> [DATA LINES]
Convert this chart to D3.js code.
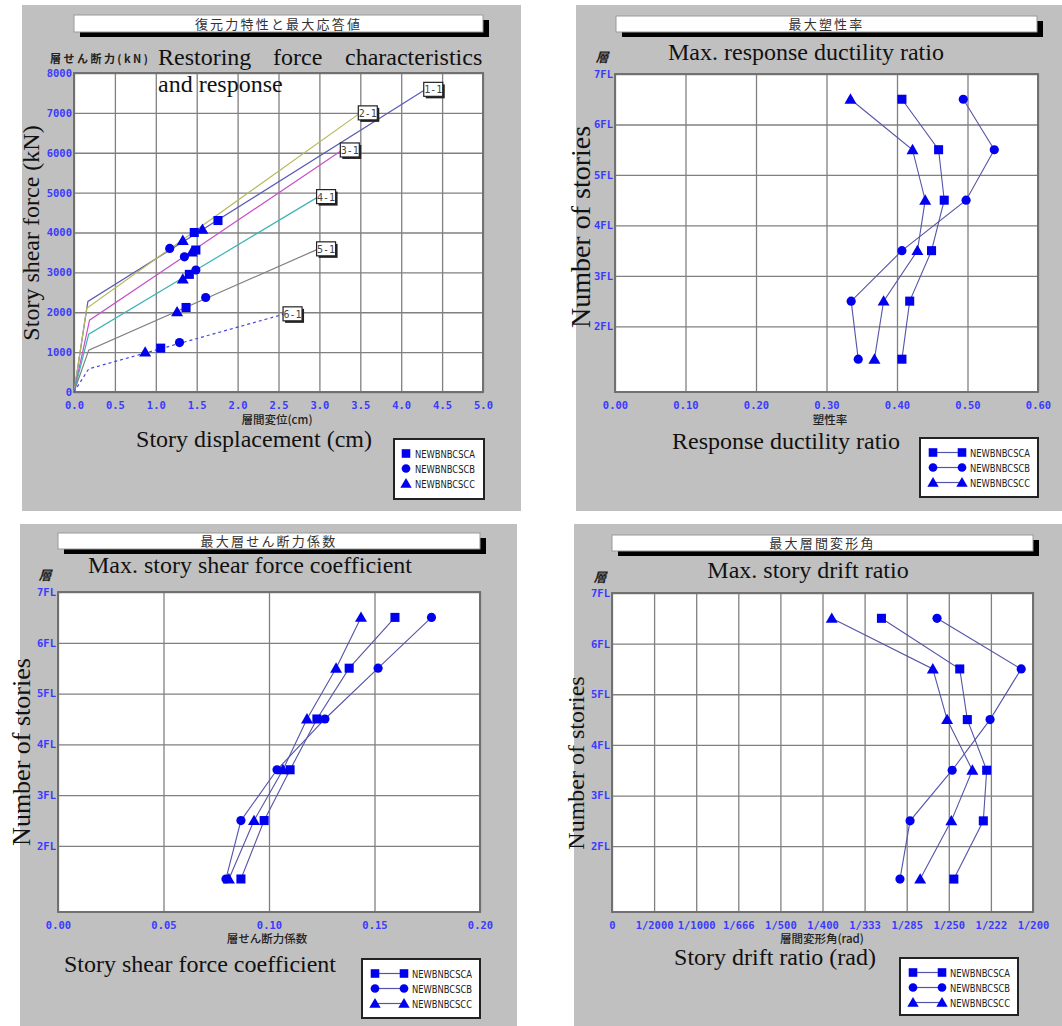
<!DOCTYPE html>
<html>
<head>
<meta charset="utf-8">
<script src="https://cdn.jsdelivr.net/npm/d3@7"></script>
<style>
  body { margin: 0; background: #fff; }
  svg { display: block; }
  .tick text { font-family: "DejaVu Sans Mono", monospace; font-weight: bold; font-size: 10.5px; fill: #3a3aff; }
  .tick line { stroke: #808080; stroke-width: 1.3; }
</style>
</head>
<body>
<svg id="chart" width="1062" height="1026"></svg>
<script>
// ---- data ----
const seriesNames = ["NEWBNBCSCA", "NEWBNBCSCB", "NEWBNBCSCC"];

// restoring force curves: displacement (cm), shear (kN)
const curveNames = ["1-1", "2-1", "3-1", "4-1", "5-1", "6-1"];
const curve11 = [[0, 0], [0.17, 2270], [4.30, 7590]];
const curve21 = [[0, 0], [0.155, 2100], [3.50, 7000]];
const curve31 = [[0, 0], [0.19, 1800], [3.28, 6070]];
const curve41 = [[0, 0], [0.18, 1450], [2.99, 4900]];
const curve51 = [[0, 0], [0.18, 1050], [2.99, 3590]];
const curve61 = [[0, 0], [0.18, 580], [2.58, 1960]];
const curveColors = ["#5a5ab8", "#b8b85a", "#c850c8", "#3cb4b4", "#808080", "#4646dc"];

// max response on the curves
const respA = [[1.76, 4300], [1.47, 4000], [1.49, 3560], [1.41, 2950], [1.37, 2120], [1.06, 1100]];
const respB = [[1.17, 3600], [1.35, 3390], [1.49, 3060], [1.61, 2370], [1.29, 1240]];
const respC = [[1.57, 4080], [1.33, 3800], [1.44, 3510], [1.33, 2830], [1.26, 2010], [0.87, 1000]];

// floors (1st story taller)
const floorLabels = ["1FL", "2FL", "3FL", "4FL", "5FL", "6FL", "7FL"];
const floorElev = [0, 1.3, 2.3, 3.3, 4.3, 5.3, 6.3];

// values per story, story 1 .. story 6
const ductA = [0.407, 0.418, 0.449, 0.467, 0.459, 0.407];
const ductB = [0.345, 0.335, 0.407, 0.498, 0.538, 0.494];
const ductC = [0.368, 0.381, 0.429, 0.440, 0.422, 0.334];

const coefA = [0.0867, 0.0977, 0.110, 0.1227, 0.138, 0.1597];
const coefB = [0.0796, 0.0867, 0.1038, 0.1265, 0.1517, 0.177];
const coefC = [0.081, 0.0929, 0.1066, 0.118, 0.1318, 0.1436];

const driftA = [0.00406, 0.00441, 0.00445, 0.00422, 0.00413, 0.00320];
const driftB = [0.00342, 0.00354, 0.00404, 0.00449, 0.00486, 0.00386];
const driftC = [0.00366, 0.00403, 0.00428, 0.00398, 0.00381, 0.00261];

const dispTicks = [0, 0.5, 1, 1.5, 2, 2.5, 3, 3.5, 4, 4.5, 5];
const shearTicks = [0, 1000, 2000, 3000, 4000, 5000, 6000, 7000, 8000];
const ductTicks = [0, 0.1, 0.2, 0.3, 0.4, 0.5, 0.6];
const coefTicks = [0, 0.05, 0.1, 0.15, 0.2];
const driftTicks = [0, 0.0005, 0.001, 0.0015, 0.002, 0.0025, 0.003, 0.0035, 0.004, 0.0045, 0.005];
const driftTickLabels = ["0", "1/2000", "1/1000", "1/666", "1/500", "1/400", "1/333", "1/285", "1/250", "1/222", "1/200"];

// ---- drawing ----
const svg = d3.select("#chart");
const shapes = [d3.symbolSquare, d3.symbolCircle, d3.symbolTriangle];
const shapeSize = [82, 66, 62];
const markColor = "#0000ee";
const lineColor = "#5454a8";
const serif = "'Liberation Serif', 'Times New Roman', serif";
const jp = "'Noto Sans CJK JP', sans-serif";

function panelBg(x0, y0, x1, y1) {
  svg.append("rect").attr("x", x0).attr("y", y0).attr("width", x1 - x0).attr("height", y1 - y0)
    .attr("fill", "#c0c0c0");
}

function titleBox(x0, y0, x1, y1, txt) {
  svg.append("rect").attr("x", x0 + 6).attr("y", y0 + 5).attr("width", x1 - x0).attr("height", y1 - y0)
    .attr("fill", "#000");
  svg.append("rect").attr("x", x0).attr("y", y0).attr("width", x1 - x0).attr("height", y1 - y0)
    .attr("fill", "#fff").attr("stroke", "#999").attr("stroke-width", 1);
  svg.append("text").attr("x", (x0 + x1) / 2).attr("y", y1 - 3.5)
    .attr("text-anchor", "middle").attr("font-family", jp).attr("font-size", 13)
    .attr("letter-spacing", 2.2).attr("fill", "#333").text(txt);
}

function bigText(x, y, txt, anchor, size) {
  return svg.append("text").attr("x", x).attr("y", y).attr("text-anchor", anchor || "middle")
    .attr("font-family", serif).attr("font-size", size || 24).attr("fill", "#111").text(txt);
}

function vertText(cx, cy, txt, size) {
  svg.append("text").attr("transform", `translate(${cx},${cy}) rotate(-90)`)
    .attr("text-anchor", "middle").attr("dy", "0.35em")
    .attr("font-family", serif).attr("font-size", size || 24).attr("fill", "#111").text(txt);
}

function jpText(x, y, txt, anchor, size) {
  return svg.append("text").attr("x", x).attr("y", y).attr("text-anchor", anchor || "middle")
    .attr("font-family", jp).attr("font-size", size || 11.5).attr("font-weight", 500)
    .attr("fill", "#222").text(txt);
}

function plotArea(box, xScale, yScale, xTicks, xFmt, yTicks, yFmt) {
  const g = svg.append("g");
  g.append("rect").attr("x", box.x0).attr("y", box.y0)
    .attr("width", box.x1 - box.x0).attr("height", box.y1 - box.y0).attr("fill", "#fff");
  const ax = g.append("g").attr("transform", `translate(0,${box.y1})`)
    .call(d3.axisBottom(xScale).tickValues(xTicks).tickFormat(xFmt)
      .tickSize(-(box.y1 - box.y0)).tickPadding(10));
  ax.select(".domain").remove();
  const ay = g.append("g").attr("transform", `translate(${box.x0},0)`)
    .call(d3.axisLeft(yScale).tickValues(yTicks).tickFormat(yFmt)
      .tickSize(-(box.x1 - box.x0)).tickPadding(2));
  ay.select(".domain").remove();
  g.append("rect").attr("x", box.x0).attr("y", box.y0)
    .attr("width", box.x1 - box.x0).attr("height", box.y1 - box.y0)
    .attr("fill", "none").attr("stroke", "#707070").attr("stroke-width", 2);
  return g;
}

function legend(x0, y0, x1, y1, withLines) {
  svg.append("rect").attr("x", x0).attr("y", y0).attr("width", x1 - x0).attr("height", y1 - y0)
    .attr("fill", "#fff").attr("stroke", "#222").attr("stroke-width", 2);
  seriesNames.forEach((name, i) => {
    const cy = y0 + 14.5 + i * 15;
    const sym = d3.symbol().type(shapes[i]).size(shapeSize[i] * 0.9);
    let tx;
    if (withLines) {
      const mx0 = x0 + 13, mx1 = x0 + 42;
      svg.append("line").attr("x1", mx0).attr("x2", mx1).attr("y1", cy).attr("y2", cy)
        .attr("stroke", lineColor).attr("stroke-width", 1.2);
      [mx0, mx1].forEach(mx => svg.append("path").attr("d", sym())
        .attr("transform", `translate(${mx},${cy + (i === 2 ? 1 : 0)})`).attr("fill", markColor));
      tx = x0 + 50;
    } else {
      svg.append("path").attr("d", sym())
        .attr("transform", `translate(${x0 + 12},${cy + (i === 2 ? 1 : 0)})`).attr("fill", markColor);
      tx = x0 + 21;
    }
    svg.append("text").attr("x", tx).attr("y", cy + 4)
      .attr("font-family", "'DejaVu Sans Condensed', 'DejaVu Sans', sans-serif")
      .attr("font-size", 11).attr("textLength", 60).attr("lengthAdjust", "spacingAndGlyphs")
      .attr("fill", "#202020").text(name);
  });
}

function storyPanel(box, xScale, xTicks, xFmt, vals) {
  const yScale = d3.scaleLinear().domain([floorElev[0], floorElev[floorElev.length - 1]]).range([box.y1, box.y0]);
  const g = plotArea(box, xScale, yScale, xTicks, xFmt, floorElev.slice(1), (d, i) => floorLabels[i + 1]);
  const mids = d3.range(floorElev.length - 1).map(i => (floorElev[i] + floorElev[i + 1]) / 2);
  const line = d3.line().x(d => xScale(d[0])).y(d => yScale(d[1]));
  vals.forEach((v, s) => {
    const pts = v.map((d, i) => [d, mids[i]]);
    g.append("path").attr("d", line(pts)).attr("fill", "none")
      .attr("stroke", lineColor).attr("stroke-width", 1.1);
  });
  vals.forEach((v, s) => {
    const sym = d3.symbol().type(shapes[s]).size(shapeSize[s]);
    g.selectAll(null).data(v).enter().append("path").attr("d", sym())
      .attr("transform", (d, i) => `translate(${xScale(d)},${yScale(mids[i]) + (s === 2 ? 1 : 0)})`)
      .attr("fill", markColor);
  });
}

// ---------- panel 1: restoring force ----------
panelBg(22, 5, 521, 511);
titleBox(74, 15, 483, 32, "復元力特性と最大応答値");
{
  const box = { x0: 74, y0: 73, x1: 483, y1: 392 };
  const x = d3.scaleLinear().domain([0, 5]).range([box.x0, box.x1]);
  const y = d3.scaleLinear().domain([0, 8000]).range([box.y1, box.y0]);
  const g = plotArea(box, x, y, dispTicks, d3.format(".1f"), shearTicks, d3.format("d"));
  const curves = [curve11, curve21, curve31, curve41, curve51, curve61];
  const line = d3.line().x(d => x(d[0])).y(d => y(d[1]));
  curves.forEach((c, i) => {
    g.append("path").attr("d", line(c)).attr("fill", "none").attr("stroke", curveColors[i])
      .attr("stroke-width", 1.2).attr("stroke-dasharray", i === 5 ? "3,3" : null);
  });
  curves.forEach((c, i) => {
    const end = c[c.length - 1];
    const bx = x(end[0]) - 2, by = y(end[1]) - 7;
    g.append("rect").attr("x", bx + 2).attr("y", by + 2).attr("width", 19).attr("height", 14).attr("fill", "#222");
    g.append("rect").attr("x", bx).attr("y", by).attr("width", 19).attr("height", 14)
      .attr("fill", "#fff").attr("stroke", "#222").attr("stroke-width", 1.2);
    g.append("text").attr("x", bx + 9.5).attr("y", by + 11).attr("text-anchor", "middle")
      .attr("font-family", "'DejaVu Sans Mono', monospace").attr("font-size", 10)
      .attr("fill", "#444").text(curveNames[i]);
  });
  [respA, respB, respC].forEach((r, s) => {
    const sym = d3.symbol().type(shapes[s]).size(shapeSize[s]);
    g.selectAll(null).data(r).enter().append("path").attr("d", sym())
      .attr("transform", d => `translate(${x(d[0])},${y(d[1]) + (s === 2 ? 1 : 0)})`)
      .attr("fill", markColor);
  });
}
jpText(50, 63, "層せん断力(kN)", "start", 11).attr("font-weight", "bold").attr("textLength", 98);
bigText(158, 65, "Restoring", "start");
bigText(273, 65, "force", "start");
bigText(345, 65, "characteristics", "start");
bigText(158, 92, "and response", "start");
vertText(31, 233, "Story shear force (kN)");
jpText(277, 424, "層間変位(cm)");
bigText(254, 447, "Story displacement (cm)");
legend(394, 439, 484, 499, false);

// ---------- panel 2: ductility ----------
panelBg(576, 5, 1062, 511);
titleBox(616, 16, 1037, 32, "最大塑性率");
storyPanel({ x0: 615, y0: 74, x1: 1038, y1: 392 },
  d3.scaleLinear().domain([0, 0.6]).range([615, 1038]), ductTicks, d3.format(".2f"),
  [ductA, ductB, ductC]);
jpText(602, 62, "層", "middle", 13).attr("font-weight", "bold").attr("font-style", "italic");
bigText(806, 60, "Max. response ductility ratio");
vertText(580, 227, "Number of stories", 28);
jpText(830, 424, "塑性率");
bigText(786, 449, "Response ductility ratio");
legend(920, 438, 1038, 497, true);

// ---------- panel 3: shear coefficient ----------
panelBg(20, 524, 517, 1026);
titleBox(58, 533, 480, 549, "最大層せん断力係数");
storyPanel({ x0: 58, y0: 592, x1: 480, y1: 912 },
  d3.scaleLinear().domain([0, 0.2]).range([58, 480]), coefTicks, d3.format(".2f"),
  [coefA, coefB, coefC]);
jpText(45, 580, "層", "middle", 13).attr("font-weight", "bold").attr("font-style", "italic");
bigText(250, 573, "Max. story shear force coefficient");
vertText(21, 752, "Number of stories", 26);
jpText(267, 943, "層せん断力係数");
bigText(200, 972, "Story shear force coefficient");
legend(362, 959, 480, 1018, true);

// ---------- panel 4: drift ratio ----------
panelBg(574, 524, 1062, 1026);
titleBox(612, 535, 1033, 551, "最大層間変形角");
storyPanel({ x0: 612, y0: 593, x1: 1033, y1: 912 },
  d3.scaleLinear().domain([0, 0.005]).range([612, 1033]), driftTicks, (d, i) => driftTickLabels[i],
  [driftA, driftB, driftC]);
jpText(600, 582, "層", "middle", 13).attr("font-weight", "bold").attr("font-style", "italic");
bigText(808, 578, "Max. story drift ratio");
vertText(576, 763, "Number of stories", 24);
jpText(822, 943, "層間変形角(rad)");
bigText(775, 965, "Story drift ratio (rad)");
legend(900, 958, 1018, 1015, true);
</script>
</body>
</html>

> [WHAT YOU NEED TO DO] In the data above, please extract the lines from the first one through the line with "const floorElev = [0, 1.3, 2.3, 3.3, 4.3, 5.3, 6.3];", exactly, and keep pictures out.

> [THE SOLUTION]
Convert this chart to D3.js code.
<!DOCTYPE html>
<html>
<head>
<meta charset="utf-8">
<script src="https://cdn.jsdelivr.net/npm/d3@7"></script>
<style>
  body { margin: 0; background: #fff; }
  svg { display: block; }
  .tick text { font-family: "DejaVu Sans Mono", monospace; font-weight: bold; font-size: 10.5px; fill: #3a3aff; }
  .tick line { stroke: #808080; stroke-width: 1.3; }
</style>
</head>
<body>
<svg id="chart" width="1062" height="1026"></svg>
<script>
// ---- data ----
const seriesNames = ["NEWBNBCSCA", "NEWBNBCSCB", "NEWBNBCSCC"];

// restoring force curves: displacement (cm), shear (kN)
const curveNames = ["1-1", "2-1", "3-1", "4-1", "5-1", "6-1"];
const curve11 = [[0, 0], [0.17, 2270], [4.30, 7590]];
const curve21 = [[0, 0], [0.155, 2100], [3.50, 7000]];
const curve31 = [[0, 0], [0.19, 1800], [3.28, 6070]];
const curve41 = [[0, 0], [0.18, 1450], [2.99, 4900]];
const curve51 = [[0, 0], [0.18, 1050], [2.99, 3590]];
const curve61 = [[0, 0], [0.18, 580], [2.58, 1960]];
const curveColors = ["#5a5ab8", "#b8b85a", "#c850c8", "#3cb4b4", "#808080", "#4646dc"];

// max response on the curves
const respA = [[1.76, 4300], [1.47, 4000], [1.49, 3560], [1.41, 2950], [1.37, 2120], [1.06, 1100]];
const respB = [[1.17, 3600], [1.35, 3390], [1.49, 3060], [1.61, 2370], [1.29, 1240]];
const respC = [[1.57, 4080], [1.33, 3800], [1.44, 3510], [1.33, 2830], [1.26, 2010], [0.87, 1000]];

// floors (1st story taller)
const floorLabels = ["1FL", "2FL", "3FL", "4FL", "5FL", "6FL", "7FL"];
const floorElev = [0, 1.3, 2.3, 3.3, 4.3, 5.3, 6.3];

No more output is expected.